Besides, a ban is only a measure of last resort, when all other methods have been tried and found wanting.

What measures are ‘actually’ required?

  • Effective alternative method: There is required efforts to explore alternatives to a ban, alternatives that have been successfully used all over the world.
  • Regulatory framework: What we need is a regulatory framework for election-related opinion poll — comprising a code of conduct, mandatory disclosures and independent inquiry — to be enforced by an independent agency.

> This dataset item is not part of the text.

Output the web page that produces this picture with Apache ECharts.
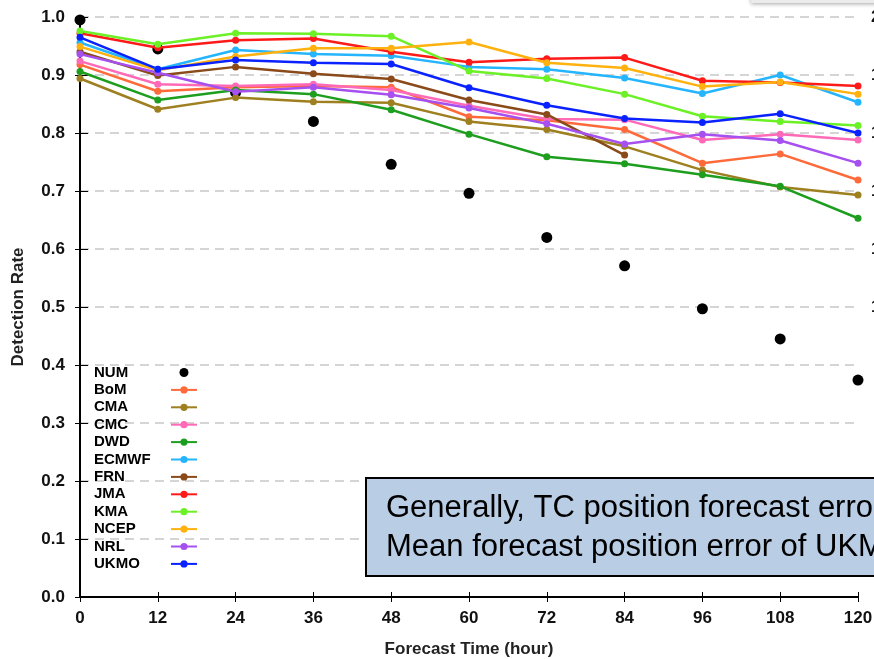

Every election-related poll, or any opinion poll for that matter, must be required to make the following disclosures:
    • the ownership and track record of the organisation carrying out the survey, details of the sponsor
    • sampling frame, sample size and the exact technique used to draw the sample; the social profile of the achieved sample
    • where, when and how were the interviews conducted
    • the exact wording of the question and sequence of questions asked
    • raw vote shares reported in the survey and how they were converted into vote estimates and seats forecast


Opinion polls do not just reflect the opinions of people but influence them to create an aura of winnability. Analyzing vulnerability of voters to such influence, there is a crying need to regulate this danger and protect the sanctity of India’s democracy.

Once in place, such a mechanism would help the public tell the difference between a genuine and rogue poll and incentivise transparent practices. That would be a significant step forward in democratic public culture. After all, public opinion polling is too valuable and consequential to be left to politicians, or pollsters.